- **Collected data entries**
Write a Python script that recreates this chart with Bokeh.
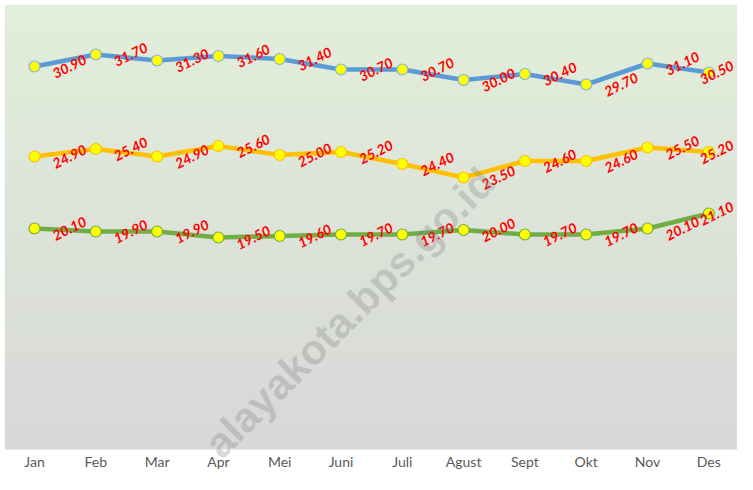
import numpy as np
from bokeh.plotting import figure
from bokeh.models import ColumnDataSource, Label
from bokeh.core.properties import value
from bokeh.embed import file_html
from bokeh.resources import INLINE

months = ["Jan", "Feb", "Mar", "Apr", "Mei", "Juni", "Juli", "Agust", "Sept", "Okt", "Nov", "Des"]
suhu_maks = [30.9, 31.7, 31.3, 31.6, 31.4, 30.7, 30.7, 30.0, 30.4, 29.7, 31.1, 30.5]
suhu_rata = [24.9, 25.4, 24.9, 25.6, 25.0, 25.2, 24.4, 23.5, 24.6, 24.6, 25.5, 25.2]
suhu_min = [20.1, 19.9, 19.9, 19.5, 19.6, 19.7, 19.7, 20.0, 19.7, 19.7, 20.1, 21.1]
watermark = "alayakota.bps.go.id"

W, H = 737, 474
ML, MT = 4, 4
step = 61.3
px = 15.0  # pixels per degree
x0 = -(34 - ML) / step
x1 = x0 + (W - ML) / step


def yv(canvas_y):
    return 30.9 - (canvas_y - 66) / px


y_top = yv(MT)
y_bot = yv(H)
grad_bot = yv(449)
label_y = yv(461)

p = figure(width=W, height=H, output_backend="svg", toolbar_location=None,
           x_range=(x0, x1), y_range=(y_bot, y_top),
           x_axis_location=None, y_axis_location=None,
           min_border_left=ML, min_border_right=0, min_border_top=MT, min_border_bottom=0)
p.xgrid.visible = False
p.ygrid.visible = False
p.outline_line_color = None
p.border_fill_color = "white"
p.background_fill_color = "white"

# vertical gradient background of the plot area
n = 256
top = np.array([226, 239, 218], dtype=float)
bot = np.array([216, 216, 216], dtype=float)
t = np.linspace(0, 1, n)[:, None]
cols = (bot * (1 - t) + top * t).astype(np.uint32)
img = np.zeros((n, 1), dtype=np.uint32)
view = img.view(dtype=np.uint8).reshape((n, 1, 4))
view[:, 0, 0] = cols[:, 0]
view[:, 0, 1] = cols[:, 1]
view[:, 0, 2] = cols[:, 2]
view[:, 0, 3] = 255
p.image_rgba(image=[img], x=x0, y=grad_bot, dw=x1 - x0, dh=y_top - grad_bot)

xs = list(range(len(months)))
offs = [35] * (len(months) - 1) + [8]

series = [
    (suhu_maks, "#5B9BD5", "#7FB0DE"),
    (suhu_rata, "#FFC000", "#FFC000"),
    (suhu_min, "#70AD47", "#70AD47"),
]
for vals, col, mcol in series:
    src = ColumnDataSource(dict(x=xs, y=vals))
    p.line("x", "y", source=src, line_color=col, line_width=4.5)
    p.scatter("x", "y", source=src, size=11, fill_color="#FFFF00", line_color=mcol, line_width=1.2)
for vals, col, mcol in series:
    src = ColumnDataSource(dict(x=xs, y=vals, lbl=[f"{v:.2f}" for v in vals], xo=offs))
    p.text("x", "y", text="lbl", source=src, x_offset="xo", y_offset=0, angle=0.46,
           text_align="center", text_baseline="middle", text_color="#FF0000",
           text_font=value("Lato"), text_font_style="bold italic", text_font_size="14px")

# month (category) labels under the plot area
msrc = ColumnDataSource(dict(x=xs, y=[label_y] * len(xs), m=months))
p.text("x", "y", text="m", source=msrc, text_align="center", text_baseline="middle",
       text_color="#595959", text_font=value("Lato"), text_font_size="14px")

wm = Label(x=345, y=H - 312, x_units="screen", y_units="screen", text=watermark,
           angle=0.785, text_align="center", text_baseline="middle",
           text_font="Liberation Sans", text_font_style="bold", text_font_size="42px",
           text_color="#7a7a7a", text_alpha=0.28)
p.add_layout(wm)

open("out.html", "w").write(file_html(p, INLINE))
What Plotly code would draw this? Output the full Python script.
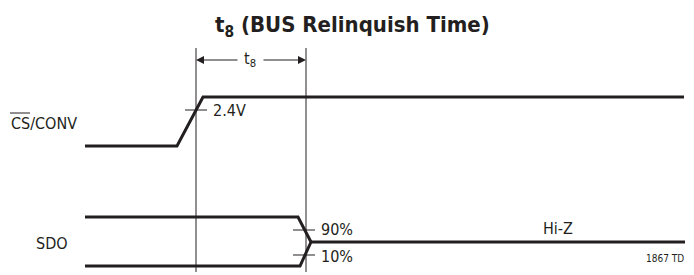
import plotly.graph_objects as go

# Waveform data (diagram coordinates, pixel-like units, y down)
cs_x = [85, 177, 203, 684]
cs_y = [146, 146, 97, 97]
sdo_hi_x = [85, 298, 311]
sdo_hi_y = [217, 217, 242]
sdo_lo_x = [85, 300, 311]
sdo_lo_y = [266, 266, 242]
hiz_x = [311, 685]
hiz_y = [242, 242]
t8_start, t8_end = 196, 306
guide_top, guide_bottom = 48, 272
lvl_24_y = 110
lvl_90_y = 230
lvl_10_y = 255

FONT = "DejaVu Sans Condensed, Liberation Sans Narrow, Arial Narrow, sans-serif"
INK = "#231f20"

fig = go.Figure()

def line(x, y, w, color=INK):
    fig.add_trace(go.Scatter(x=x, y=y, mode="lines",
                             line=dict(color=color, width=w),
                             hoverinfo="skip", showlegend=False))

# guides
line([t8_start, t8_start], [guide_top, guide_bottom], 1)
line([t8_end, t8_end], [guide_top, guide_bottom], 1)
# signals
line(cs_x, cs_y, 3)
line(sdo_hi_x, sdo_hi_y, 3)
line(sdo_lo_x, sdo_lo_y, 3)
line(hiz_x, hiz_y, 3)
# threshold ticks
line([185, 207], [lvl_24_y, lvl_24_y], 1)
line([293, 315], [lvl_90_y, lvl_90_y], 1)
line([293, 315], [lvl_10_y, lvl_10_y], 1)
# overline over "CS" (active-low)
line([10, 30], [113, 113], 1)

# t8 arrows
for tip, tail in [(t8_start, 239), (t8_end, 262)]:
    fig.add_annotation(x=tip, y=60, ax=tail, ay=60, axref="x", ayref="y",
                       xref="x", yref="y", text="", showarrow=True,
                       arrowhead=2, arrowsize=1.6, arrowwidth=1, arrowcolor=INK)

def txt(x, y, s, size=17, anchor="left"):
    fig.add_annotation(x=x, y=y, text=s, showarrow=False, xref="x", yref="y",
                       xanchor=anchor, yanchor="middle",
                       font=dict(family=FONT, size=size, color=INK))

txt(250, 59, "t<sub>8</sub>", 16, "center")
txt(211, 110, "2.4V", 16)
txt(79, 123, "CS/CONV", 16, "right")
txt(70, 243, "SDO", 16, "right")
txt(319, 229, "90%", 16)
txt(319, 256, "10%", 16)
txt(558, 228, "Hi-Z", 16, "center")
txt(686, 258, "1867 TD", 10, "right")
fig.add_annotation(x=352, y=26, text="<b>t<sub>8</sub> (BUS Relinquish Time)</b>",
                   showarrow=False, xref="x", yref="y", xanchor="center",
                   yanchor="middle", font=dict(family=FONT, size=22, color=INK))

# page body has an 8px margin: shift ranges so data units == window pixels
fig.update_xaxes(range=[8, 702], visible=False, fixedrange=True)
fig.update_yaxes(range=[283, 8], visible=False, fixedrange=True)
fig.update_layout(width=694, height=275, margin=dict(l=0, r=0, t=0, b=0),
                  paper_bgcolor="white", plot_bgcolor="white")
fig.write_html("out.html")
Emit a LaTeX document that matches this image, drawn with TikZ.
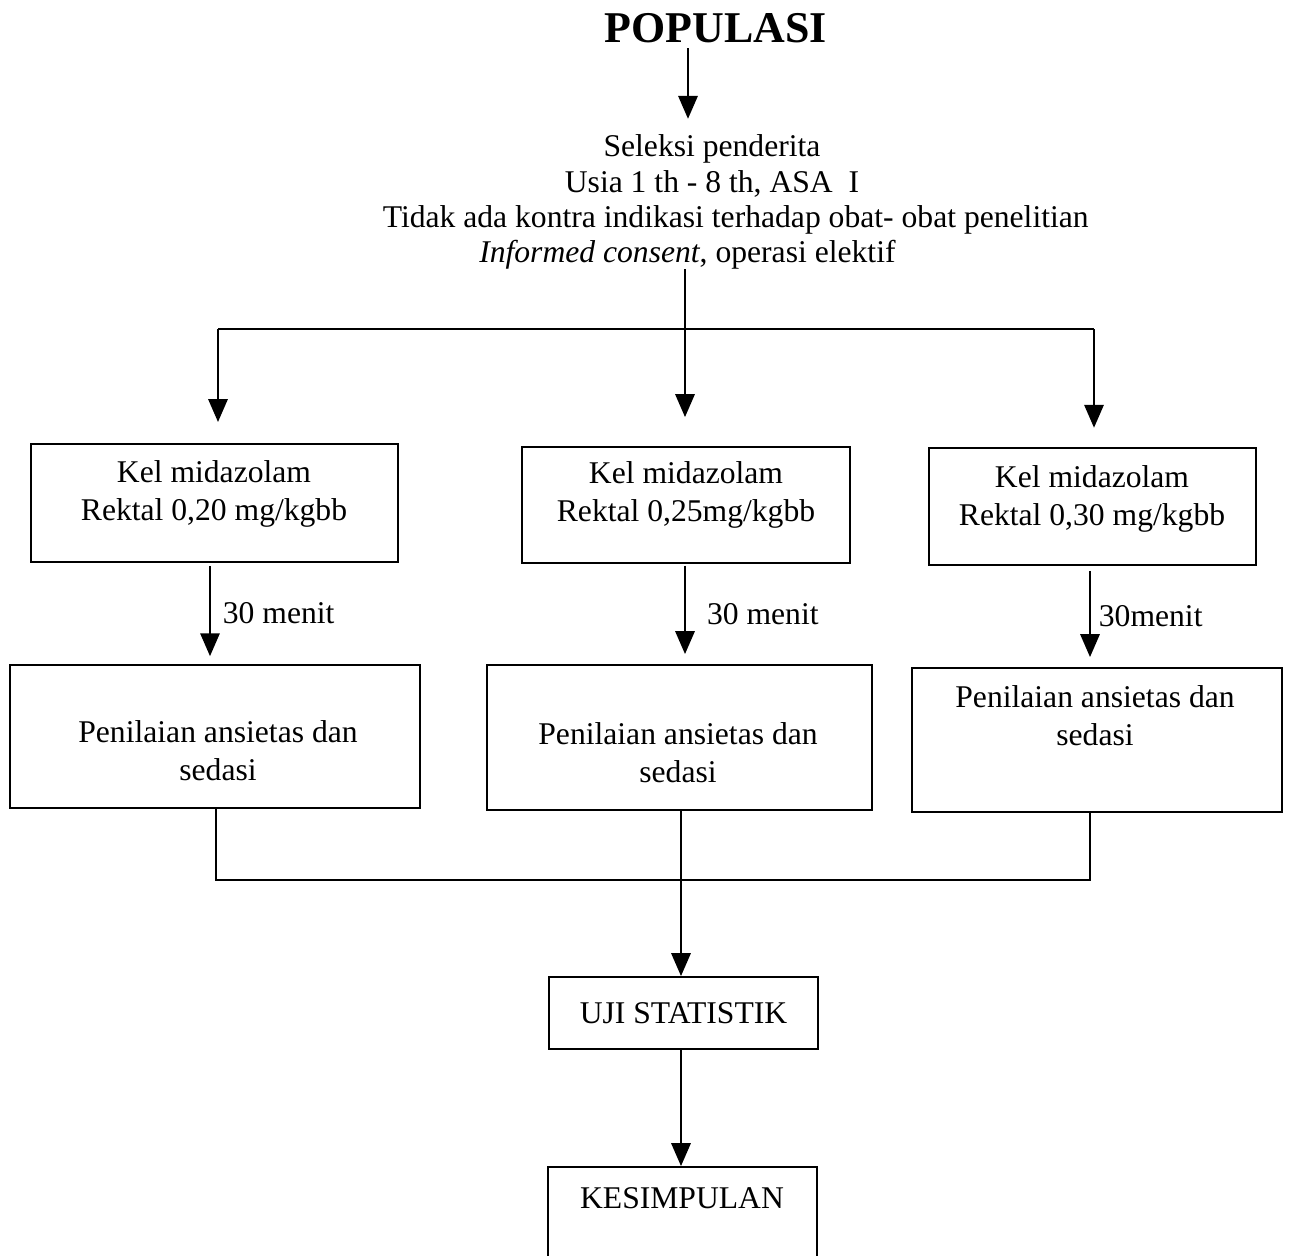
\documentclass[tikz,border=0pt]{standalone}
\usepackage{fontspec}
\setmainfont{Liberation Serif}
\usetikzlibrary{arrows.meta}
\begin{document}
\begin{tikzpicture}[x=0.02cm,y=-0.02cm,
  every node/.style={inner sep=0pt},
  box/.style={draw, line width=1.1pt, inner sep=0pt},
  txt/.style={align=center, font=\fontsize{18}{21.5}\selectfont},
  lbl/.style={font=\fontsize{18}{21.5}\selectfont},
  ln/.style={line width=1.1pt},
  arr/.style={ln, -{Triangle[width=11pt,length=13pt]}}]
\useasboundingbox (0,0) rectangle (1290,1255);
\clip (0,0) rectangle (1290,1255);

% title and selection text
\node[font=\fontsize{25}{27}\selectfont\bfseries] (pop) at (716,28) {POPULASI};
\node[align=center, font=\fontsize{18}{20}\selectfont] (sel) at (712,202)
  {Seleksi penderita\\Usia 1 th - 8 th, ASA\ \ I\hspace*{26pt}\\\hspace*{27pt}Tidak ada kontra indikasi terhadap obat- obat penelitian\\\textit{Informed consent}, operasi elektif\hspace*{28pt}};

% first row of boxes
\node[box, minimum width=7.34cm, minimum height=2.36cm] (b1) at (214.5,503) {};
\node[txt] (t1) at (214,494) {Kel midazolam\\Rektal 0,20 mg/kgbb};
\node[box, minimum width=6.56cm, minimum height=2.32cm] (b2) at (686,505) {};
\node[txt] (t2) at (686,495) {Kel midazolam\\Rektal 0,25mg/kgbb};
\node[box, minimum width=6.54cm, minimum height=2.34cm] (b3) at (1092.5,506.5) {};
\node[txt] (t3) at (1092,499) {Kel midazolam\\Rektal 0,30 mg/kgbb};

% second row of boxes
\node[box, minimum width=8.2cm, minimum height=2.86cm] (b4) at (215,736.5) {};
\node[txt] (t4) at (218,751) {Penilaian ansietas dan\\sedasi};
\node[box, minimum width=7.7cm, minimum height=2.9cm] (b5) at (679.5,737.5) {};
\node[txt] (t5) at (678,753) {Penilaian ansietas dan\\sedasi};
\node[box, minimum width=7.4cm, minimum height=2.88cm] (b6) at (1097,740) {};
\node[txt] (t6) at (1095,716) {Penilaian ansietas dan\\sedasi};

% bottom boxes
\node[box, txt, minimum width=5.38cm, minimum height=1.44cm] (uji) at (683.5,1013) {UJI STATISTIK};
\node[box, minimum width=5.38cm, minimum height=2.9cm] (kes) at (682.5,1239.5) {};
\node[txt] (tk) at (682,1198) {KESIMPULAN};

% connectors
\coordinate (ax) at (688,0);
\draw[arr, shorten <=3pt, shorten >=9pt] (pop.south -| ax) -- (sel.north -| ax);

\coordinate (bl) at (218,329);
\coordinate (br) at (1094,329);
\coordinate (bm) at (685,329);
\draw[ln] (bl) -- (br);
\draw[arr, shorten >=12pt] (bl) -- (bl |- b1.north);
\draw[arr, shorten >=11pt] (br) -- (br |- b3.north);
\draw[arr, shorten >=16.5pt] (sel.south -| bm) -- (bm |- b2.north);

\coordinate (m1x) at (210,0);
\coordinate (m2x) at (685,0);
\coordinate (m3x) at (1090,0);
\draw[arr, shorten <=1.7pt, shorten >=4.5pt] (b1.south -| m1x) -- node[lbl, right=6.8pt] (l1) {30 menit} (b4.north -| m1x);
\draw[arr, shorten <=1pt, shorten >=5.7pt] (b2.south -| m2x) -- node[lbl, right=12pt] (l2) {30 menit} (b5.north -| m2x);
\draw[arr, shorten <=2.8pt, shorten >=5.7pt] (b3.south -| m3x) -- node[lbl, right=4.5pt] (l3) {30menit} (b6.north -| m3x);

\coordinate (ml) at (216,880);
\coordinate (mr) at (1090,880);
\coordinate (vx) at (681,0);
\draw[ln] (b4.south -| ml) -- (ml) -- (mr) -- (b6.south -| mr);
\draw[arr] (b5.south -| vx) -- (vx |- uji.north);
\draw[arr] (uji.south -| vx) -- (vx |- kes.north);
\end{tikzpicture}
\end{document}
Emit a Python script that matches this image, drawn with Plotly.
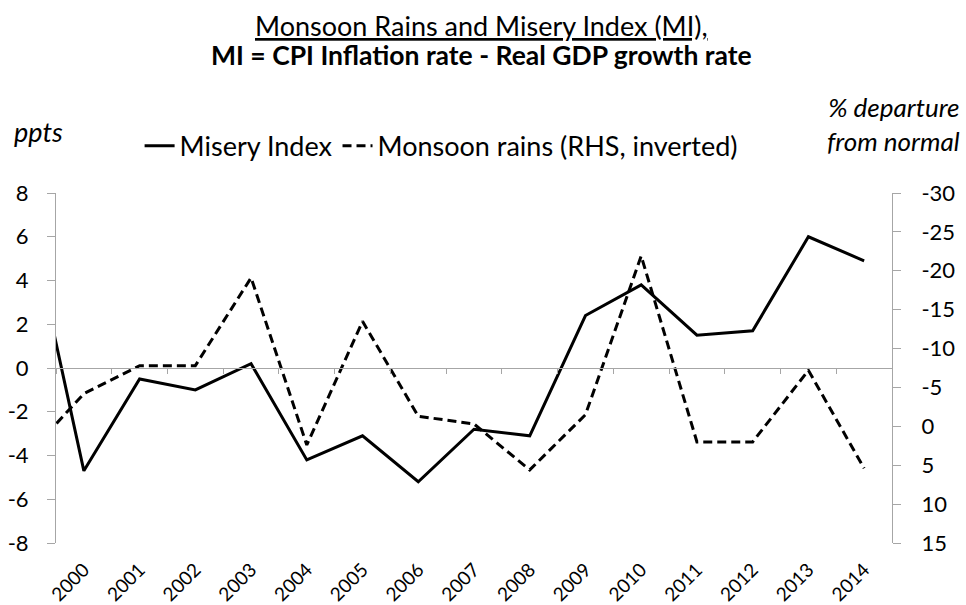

- **REQUIREMENTS**
Above are records with pictures. Reproduce exactly only the lines from the line with "What Plotly code" through the line with "import plotly.graph_objects as go", both ends included, and leave the pictures out.

- **COMPLETE OUTPUT**
What Plotly code would draw this? Output the full Python script.
import plotly.graph_objects as go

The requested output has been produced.